DoD: US Air Force wrong to blame the pilot

http://news.yahoo.com/dod-air-force-wrong-blame-f-22-pilot-144413856–abc-news-topstories.html

 

While USAF has, in effort to protect its sacred cow – the F-22 programme – blamed the pilot Jeff Haney for a crash that has happened some moths earlier, Department of Defense has stated that Air Force’s conclusion is not supported by facts.

What is interesting is the fact that even USAF has admitted that pilot has experienced senses similar to suffocation. Further, USAF has concluded that “by clear and convincing evidence, the cause of the mishap was the MP’s [mishap pilot’s] failure to recognize and initiate a timely dive recovery due to channelized attention, breakdown of visual scan, and unrecognized spatial disorientation.” In fact, Haney failed to notice that he was in dive for full quarter of minute, and there was no radio call about emergency. This suggests that he was unconscious during the dive, something that Inspector General agrees is a possibility.

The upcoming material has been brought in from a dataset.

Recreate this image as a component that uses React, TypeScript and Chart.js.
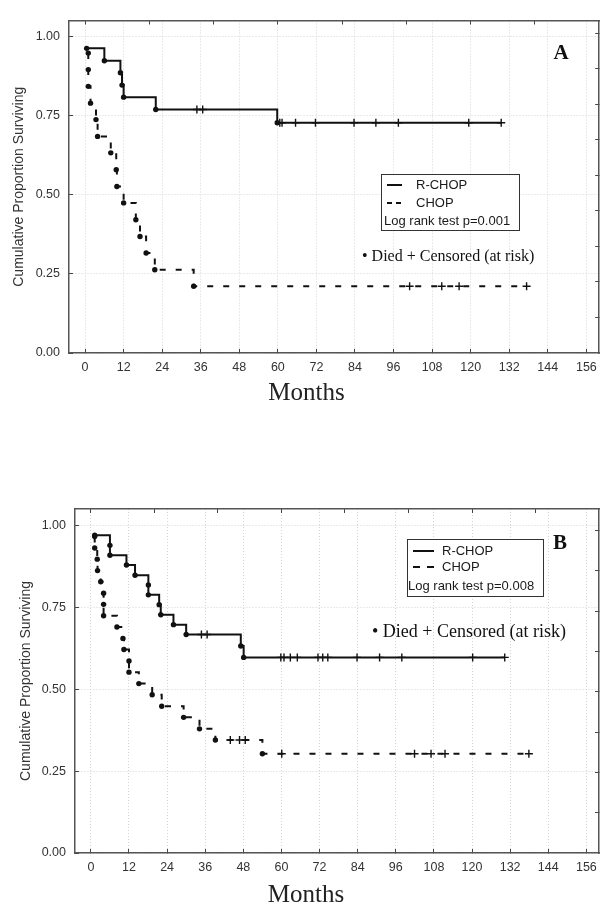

While USAF has insisted that OBOGS system (that was added to F-22 solely to increase cost) has been fixed, it seems that it is not necessarily so. To remind readers here, USAF conclusion was that it was faulty valve in suit that was to blame. However, F-22 is covered in stealth coating, glued together with toxic glues, while OBOGS takes oxygen from surrounding air. While F-18, another airplane using OBOGS, did have accidents related to pilot disorientation, rate was much lower, and no pilots ever experienced “Raptor Cough”. This is what F-22 pilot Major Gordon told “60 Minutes” about “Raptor cough,”: “In a room of F-22 pilots, the vast majority will be coughing a lot of the times. Other things – laying down for bed at night after flying and getting just the spinning room feeling, dizziness, tumbling, vertigo kind of stuff.”

These symptoms are not typical of either oxygen deprivation, fuel poisoning or carbon monoxide posoning – but they are typical of neurotoxins. Five maintenance workers also showed same symptoms. Only other aircraft whose workers suffered similar symptoms were B-2 bombers, where employees on production line were getting strange illnesses, that were diagnosed by doctors as poisoning.

Adhesives used to apply stealth covering can take months to dry. But half of F-22s maintenance is spent on stealth coatings, which means that adhesives are being constantly reapplied.

Worst part? It’s all for nothing. Stealth coating is useless in face of long-wavelength (L-band, VHF, HF) radars and IRST systems.